Exercise requirements:
Pictures do not belong in your copy. Repeat all the other data exactly.

Data block:
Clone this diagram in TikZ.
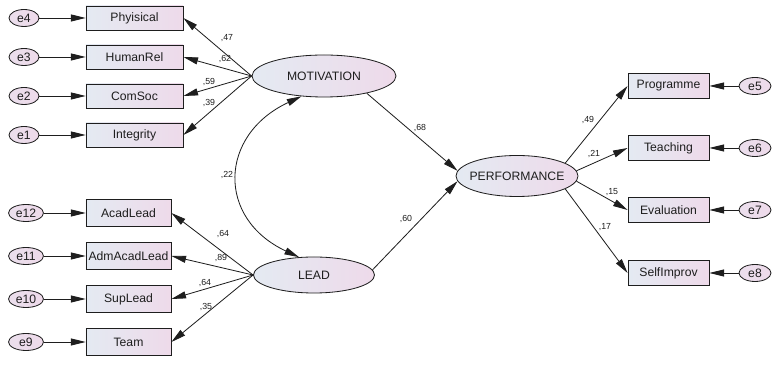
\documentclass[tikz,border=0pt]{standalone}
\usepackage{fontspec}
\setmainfont{Liberation Sans}
\usetikzlibrary{shapes.geometric,arrows.meta}

\definecolor{fillL}{RGB}{228,234,242}
\definecolor{fillR}{RGB}{238,218,234}
\definecolor{ink}{RGB}{30,30,30}
\newcommand{\lat}[1]{\makebox[0pt]{#1}}

\tikzset{
  obs/.style={draw=ink, line width=0.7pt, left color=fillL, right color=fillR, inner sep=0pt, font=\fontsize{10.4}{12}\selectfont, text=ink},
  obsl/.style={obs, minimum width=2.91cm, minimum height=0.72cm},
  obsb/.style={obs, minimum width=2.55cm, minimum height=0.81cm},
  obsr/.style={obs, minimum width=2.43cm, minimum height=0.75cm},
  latent/.style={ellipse, draw=ink, line width=0.7pt, left color=fillL, right color=fillR, inner sep=0pt, font=\fontsize{10.4}{12}\selectfont, text=ink},
  err/.style={ellipse, draw=ink, line width=0.7pt, left color=fillR!70!fillL, right color=fillR, inner sep=0pt, minimum height=0.51cm, font=\fontsize{10.4}{12}\selectfont, text=ink},
  coef/.style={font=\fontsize{7.5}{9}\selectfont, text=ink, inner sep=0pt},
  path/.style={->, draw=ink, line width=0.7pt},
  >={Triangle[length=12.5pt,width=6pt]}
}

\begin{document}
\begin{tikzpicture}[x=0.03cm, y=-0.03cm]
    \useasboundingbox (0,0) rectangle (779,377);

    % latent variables
    \node[latent, minimum width=4.32cm, minimum height=1.26cm] (mot) at (324,76) {\lat{MOTIVATION}};
    \node[latent, minimum width=3.63cm, minimum height=1.08cm] (lead) at (314,275) {\lat{LEAD}};
    \node[latent, minimum width=3.66cm, minimum height=1.23cm] (perf) at (517,176) {\lat{PERFORMANCE}};

    % motivation indicators
    \node[obsl] (phy) at (134.5,18) {Phyisical};
    \node[obsl] (hum) at (134.5,57) {HumanRel};
    \node[obsl] (com) at (134.5,96) {ComSoc};
    \node[obsl] (integ) at (134.5,135) {Integrity};

    \node[err, minimum width=0.9cm] (e4) at (24,18) {e4};
    \node[err, minimum width=0.9cm] (e3) at (24,57) {e3};
    \node[err, minimum width=0.9cm] (e2) at (24,96) {e2};
    \node[err, minimum width=0.9cm] (e1) at (24,135) {e1};

    % lead indicators
    \node[obsb] (acad) at (128.5,213) {AcadLead};
    \node[obsb] (adm) at (128.5,256) {AdmAcadLead};
    \node[obsb] (sup) at (128.5,299) {SupLead};
    \node[obsb] (team) at (128.5,342) {Team};

    \node[err, minimum width=1.05cm] (e12) at (26,213) {e12};
    \node[err, minimum width=1.05cm] (e11) at (26,256) {e11};
    \node[err, minimum width=1.05cm] (e10) at (26,299) {e10};
    \node[err, minimum width=1.05cm] (e9) at (26,342) {e9};

    % performance indicators
    \node[obsr] (prog) at (668.5,86) {Programme};
    \node[obsr] (teach) at (668.5,148) {Teaching};
    \node[obsr] (eval) at (668.5,210) {Evaluation};
    \node[obsr] (self) at (668.5,273) {SelfImprov};

    \node[err, minimum width=0.96cm] (e5) at (755,86) {e5};
    \node[err, minimum width=0.96cm] (e6) at (755,148) {e6};
    \node[err, minimum width=0.96cm] (e7) at (755,210) {e7};
    \node[err, minimum width=0.96cm] (e8) at (755,273) {e8};

    % error terms
    \draw[path] (e4) -- (phy);
    \draw[path] (e3) -- (hum);
    \draw[path] (e2) -- (com);
    \draw[path] (e1) -- (integ);
    \draw[path] (e12) -- (acad);
    \draw[path] (e11) -- (adm);
    \draw[path] (e10) -- (sup);
    \draw[path] (e9) -- (team);
    \draw[path] (e5) -- (prog);
    \draw[path] (e6) -- (teach);
    \draw[path] (e7) -- (eval);
    \draw[path] (e8) -- (self);

    % loadings
    \draw[path] (mot.west) -- (phy.east);
    \draw[path] (mot.west) -- (hum.east);
    \draw[path] (mot.west) -- (com.east);
    \draw[path] (mot.west) -- (integ.east);

    \draw[path] (lead.west) -- (acad.east);
    \draw[path] (lead.west) -- (adm.east);
    \draw[path] (lead.west) -- (sup.east);
    \draw[path] (lead.west) -- (team.east);

    \draw[path] (perf.15) -- (prog.west);
    \draw[path] (perf.5) -- (teach.west);
    \draw[path] (perf.-5) -- (eval.west);
    \draw[path] (perf.-15) -- (self.west);

    % structural paths
    \draw[path] (mot.-22) -- (perf.175);
    \draw[path] (lead.5) -- (perf.185);
    \draw[<->, draw=ink, line width=0.7pt] (mot.222) to[out=205, in=155, looseness=1.45] (lead.130);

    % coefficients
    \node[coef] (c47) at (227,38) {,47};
    \node[coef] (c62) at (225,59) {,62};
    \node[coef] (c59) at (209,82) {,59};
    \node[coef] (c39) at (209,103) {,39};
    \node[coef] (c64a) at (223,234) {,64};
    \node[coef] (c89) at (221,258) {,89};
    \node[coef] (c64b) at (205,283) {,64};
    \node[coef] (c35) at (206,307) {,35};
    \node[coef] (c68) at (420,128) {,68};
    \node[coef] (c22) at (227,175) {,22};
    \node[coef] (c60) at (406,219) {,60};
    \node[coef] (c49) at (588,120) {,49};
    \node[coef] (c21) at (594,154) {,21};
    \node[coef] (c15) at (612,192) {,15};
    \node[coef] (c17) at (605,227) {,17};
  \end{tikzpicture}
\end{document}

Response to this exercise:
Clone this diagram in TikZ.
\documentclass[tikz,border=0pt]{standalone}
\usepackage{fontspec}
\setmainfont{Liberation Sans}
\usetikzlibrary{shapes.geometric,arrows.meta}

\definecolor{fillL}{RGB}{228,234,242}
\definecolor{fillR}{RGB}{238,218,234}
\definecolor{ink}{RGB}{30,30,30}
\newcommand{\lat}[1]{\makebox[0pt]{#1}}

\tikzset{
  obs/.style={draw=ink, line width=0.7pt, left color=fillL, right color=fillR, inner sep=0pt, font=\fontsize{10.4}{12}\selectfont, text=ink},
  obsl/.style={obs, minimum width=2.91cm, minimum height=0.72cm},
  obsb/.style={obs, minimum width=2.55cm, minimum height=0.81cm},
  obsr/.style={obs, minimum width=2.43cm, minimum height=0.75cm},
  latent/.style={ellipse, draw=ink, line width=0.7pt, left color=fillL, right color=fillR, inner sep=0pt, font=\fontsize{10.4}{12}\selectfont, text=ink},
  err/.style={ellipse, draw=ink, line width=0.7pt, left color=fillR!70!fillL, right color=fillR, inner sep=0pt, minimum height=0.51cm, font=\fontsize{10.4}{12}\selectfont, text=ink},
  coef/.style={font=\fontsize{7.5}{9}\selectfont, text=ink, inner sep=0pt},
  path/.style={->, draw=ink, line width=0.7pt},
  >={Triangle[length=12.5pt,width=6pt]}
}

\begin{document}
\begin{tikzpicture}[x=0.03cm, y=-0.03cm]
    \useasboundingbox (0,0) rectangle (779,377);

    % latent variables
    \node[latent, minimum width=4.32cm, minimum height=1.26cm] (mot) at (324,76) {\lat{MOTIVATION}};
    \node[latent, minimum width=3.63cm, minimum height=1.08cm] (lead) at (314,275) {\lat{LEAD}};
    \node[latent, minimum width=3.66cm, minimum height=1.23cm] (perf) at (517,176) {\lat{PERFORMANCE}};

    % motivation indicators
    \node[obsl] (phy) at (134.5,18) {Phyisical};
    \node[obsl] (hum) at (134.5,57) {HumanRel};
    \node[obsl] (com) at (134.5,96) {ComSoc};
    \node[obsl] (integ) at (134.5,135) {Integrity};

    \node[err, minimum width=0.9cm] (e4) at (24,18) {e4};
    \node[err, minimum width=0.9cm] (e3) at (24,57) {e3};
    \node[err, minimum width=0.9cm] (e2) at (24,96) {e2};
    \node[err, minimum width=0.9cm] (e1) at (24,135) {e1};

    % lead indicators
    \node[obsb] (acad) at (128.5,213) {AcadLead};
    \node[obsb] (adm) at (128.5,256) {AdmAcadLead};
    \node[obsb] (sup) at (128.5,299) {SupLead};
    \node[obsb] (team) at (128.5,342) {Team};

    \node[err, minimum width=1.05cm] (e12) at (26,213) {e12};
    \node[err, minimum width=1.05cm] (e11) at (26,256) {e11};
    \node[err, minimum width=1.05cm] (e10) at (26,299) {e10};
    \node[err, minimum width=1.05cm] (e9) at (26,342) {e9};

    % performance indicators
    \node[obsr] (prog) at (668.5,86) {Programme};
    \node[obsr] (teach) at (668.5,148) {Teaching};
    \node[obsr] (eval) at (668.5,210) {Evaluation};
    \node[obsr] (self) at (668.5,273) {SelfImprov};

    \node[err, minimum width=0.96cm] (e5) at (755,86) {e5};
    \node[err, minimum width=0.96cm] (e6) at (755,148) {e6};
    \node[err, minimum width=0.96cm] (e7) at (755,210) {e7};
    \node[err, minimum width=0.96cm] (e8) at (755,273) {e8};

    % error terms
    \draw[path] (e4) -- (phy);
    \draw[path] (e3) -- (hum);
    \draw[path] (e2) -- (com);
    \draw[path] (e1) -- (integ);
    \draw[path] (e12) -- (acad);
    \draw[path] (e11) -- (adm);
    \draw[path] (e10) -- (sup);
    \draw[path] (e9) -- (team);
    \draw[path] (e5) -- (prog);
    \draw[path] (e6) -- (teach);
    \draw[path] (e7) -- (eval);
    \draw[path] (e8) -- (self);

    % loadings
    \draw[path] (mot.west) -- (phy.east);
    \draw[path] (mot.west) -- (hum.east);
    \draw[path] (mot.west) -- (com.east);
    \draw[path] (mot.west) -- (integ.east);

    \draw[path] (lead.west) -- (acad.east);
    \draw[path] (lead.west) -- (adm.east);
    \draw[path] (lead.west) -- (sup.east);
    \draw[path] (lead.west) -- (team.east);

    \draw[path] (perf.15) -- (prog.west);
    \draw[path] (perf.5) -- (teach.west);
    \draw[path] (perf.-5) -- (eval.west);
    \draw[path] (perf.-15) -- (self.west);

    % structural paths
    \draw[path] (mot.-22) -- (perf.175);
    \draw[path] (lead.5) -- (perf.185);
    \draw[<->, draw=ink, line width=0.7pt] (mot.222) to[out=205, in=155, looseness=1.45] (lead.130);

    % coefficients
    \node[coef] (c47) at (227,38) {,47};
    \node[coef] (c62) at (225,59) {,62};
    \node[coef] (c59) at (209,82) {,59};
    \node[coef] (c39) at (209,103) {,39};
    \node[coef] (c64a) at (223,234) {,64};
    \node[coef] (c89) at (221,258) {,89};
    \node[coef] (c64b) at (205,283) {,64};
    \node[coef] (c35) at (206,307) {,35};
    \node[coef] (c68) at (420,128) {,68};
    \node[coef] (c22) at (227,175) {,22};
    \node[coef] (c60) at (406,219) {,60};
    \node[coef] (c49) at (588,120) {,49};
    \node[coef] (c21) at (594,154) {,21};
    \node[coef] (c15) at (612,192) {,15};
    \node[coef] (c17) at (605,227) {,17};
  \end{tikzpicture}
\end{document}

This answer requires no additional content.